Can I work remotely from another country without telling my employer?
Practically speaking, this is common — but it carries risk for both parties. Your physical location affects your employer's potential permanent establishment exposure, payroll tax withholding obligations, and employment law compliance. Most employers who discover unauthorised cross-border working retroactively respond by ending the arrangement, not accommodating it. Proactive disclosure before you begin working abroad gives both parties the opportunity to structure the arrangement compliantly — or to agree it is not feasible.

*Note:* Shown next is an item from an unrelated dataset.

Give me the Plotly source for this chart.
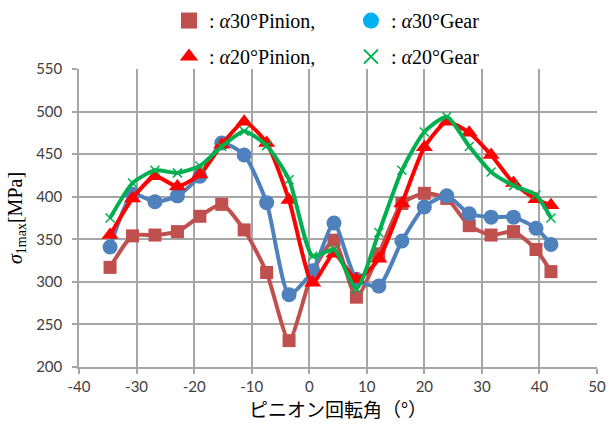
import plotly.graph_objects as go

# Pinion rotation angle (deg)
angle = [-34.6, -30.7, -26.8, -22.9, -19.0, -15.2, -11.3, -7.4, -3.5, 0.6, 4.3,
         8.2, 12.1, 16.1, 20.0, 23.9, 27.8, 31.6, 35.5, 39.4, 42.0]

a30_pinion = [317, 354, 355, 359, 377, 391, 361, 311, 231, 312, 349,
              282, 333, 392, 404, 398, 366, 355, 359, 338, 312]
a30_gear = [341, 403, 394, 401, 424, 463, 449, 393, 285, 313, 369,
            303, 295, 348, 388, 401, 380, 376, 376, 363, 344]
a20_pinion = [355, 398, 424, 412, 426, 461, 488, 463, 396, 299, 333,
              303, 327, 392, 458, 488, 475, 449, 416, 397, 390]
a20_gear = [375, 416, 431, 428, 436, 459, 477, 460, 420, 330, 338,
            292, 358, 431, 476, 494, 459, 429, 413, 402, 375]

x_ticks = [-40, -30, -20, -10, 0, 10, 20, 30, 40, 50]
y_ticks = [200, 250, 300, 350, 400, 450, 500, 550]

names = [": <i>α</i>30°Pinion,", ": <i>α</i>30°Gear",
         ": <i>α</i>20°Pinion,", ": <i>α</i>20°Gear"]

fig = go.Figure()

# data series (Excel drawing order)
fig.add_trace(go.Scatter(x=angle, y=a30_pinion, mode="lines+markers",
                         line=dict(color="#C0504D", width=4, shape="spline", smoothing=0.6),
                         marker=dict(symbol="square", size=13, color="#C0504D"),
                         showlegend=False))
fig.add_trace(go.Scatter(x=angle, y=a30_gear, mode="lines+markers",
                         line=dict(color="#4F81BD", width=4, shape="spline", smoothing=0.6),
                         marker=dict(symbol="circle", size=15, color="#4F81BD"),
                         showlegend=False))
fig.add_trace(go.Scatter(x=angle, y=a20_pinion, mode="lines+markers",
                         line=dict(color="#FF0000", width=4, shape="spline", smoothing=0.6),
                         marker=dict(symbol="triangle-up", size=15, color="#FF0000"),
                         showlegend=False))
fig.add_trace(go.Scatter(x=angle, y=a20_gear, mode="lines+markers",
                         line=dict(color="#00B050", width=4, shape="spline", smoothing=0.6),
                         marker=dict(symbol="x-thin", size=9, line=dict(color="#00B050", width=1.5)),
                         showlegend=False))

# legend entries
fig.add_trace(go.Scatter(x=[None], y=[None], mode="markers", name=names[0],
                         marker=dict(symbol="square", size=18, color="#C0504D"), legend="legend"))
fig.add_trace(go.Scatter(x=[None], y=[None], mode="markers", name=names[1],
                         marker=dict(symbol="circle", size=18, color="#00B0F0"), legend="legend"))
fig.add_trace(go.Scatter(x=[None], y=[None], mode="markers", name=names[2],
                         marker=dict(symbol="triangle-up", size=18, color="#FF0000"), legend="legend2"))
fig.add_trace(go.Scatter(x=[None], y=[None], mode="markers", name=names[3],
                         marker=dict(symbol="x-thin", size=14, line=dict(color="#00B050", width=2)),
                         legend="legend2"))

grid = "#A6A6A6"
tickfont = dict(family="Lato, 'Open Sans', sans-serif", size=15, color="#404040")

leg_common = dict(orientation="h", xanchor="left", yanchor="top",
                  entrywidth=137, entrywidthmode="pixels",
                  font=dict(family="Liberation Serif, serif", size=20, color="#000000"),
                  bgcolor="rgba(0,0,0,0)", borderwidth=0, traceorder="normal")

fig.update_layout(
    width=607, height=425,
    margin=dict(l=79, r=10, t=69, b=58, autoexpand=False),
    paper_bgcolor="white", plot_bgcolor="white",
    legend=dict(x=0.1737, y=1.228, **leg_common),
    legend2=dict(x=0.1737, y=1.107, **leg_common),
    xaxis=dict(range=[-40, 50], tickvals=x_ticks, ticktext=[str(v) for v in x_ticks],
               showgrid=True, gridcolor=grid, gridwidth=1.5,
               showline=True, linecolor=grid, linewidth=1.5,
               ticks="outside", ticklen=5, tickcolor=grid, tickwidth=1.5,
               zeroline=False, tickfont=tickfont,
               title=dict(text="ピニオン回転角（°）",
                          font=dict(family="Noto Sans CJK JP", size=19, color="#000000"),
                          standoff=6)),
    yaxis=dict(range=[200, 550], tickvals=y_ticks, ticktext=[str(v) for v in y_ticks],
               showgrid=True, gridcolor=grid, gridwidth=1.5,
               showline=True, linecolor=grid, linewidth=1.5,
               ticks="outside", ticklen=5, tickcolor=grid, tickwidth=1.5,
               ticklabelstandoff=7,
               zeroline=False, tickfont=tickfont,
               title=dict(text="<i>σ</i><sub>1max</sub>[MPa]",
                          font=dict(family="Liberation Serif, serif", size=20, color="#000000"),
                          standoff=8)),
)

fig.write_html("out.html", config={"displayModeBar": False},
               post_script="document.body.style.margin='0';document.body.style.padding='0';")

What is an employer of record (EOR)?
An employer of record is a third-party organisation that legally employs workers on behalf of another company in a country where that company is not registered. The EOR handles local payroll, tax withholding, benefits, and employment compliance, while the worker's actual work is directed by the original company. EORs have become a common solution for companies employing remote workers in countries where establishing their own entity is not practical. For employees, the key question is whether the EOR arrangement preserves your employment rights and benefits equivalently to direct employment.
As a freelancer, do I need to register for VAT/GST in other countries?
Potentially yes — particularly if you provide digital services to consumers (B2C) in the EU, UK, or Australia above their registration thresholds. B2B services to registered businesses in most jurisdictions are typically handled through reverse charge mechanisms that shift the VAT/GST obligation to the recipient. The rules are complex and have changed significantly in the past five years as countries have extended their VAT/GST reach to cross-border digital services. If your freelance income includes significant cross-border amounts, VAT/GST review is a priority area for professional advice.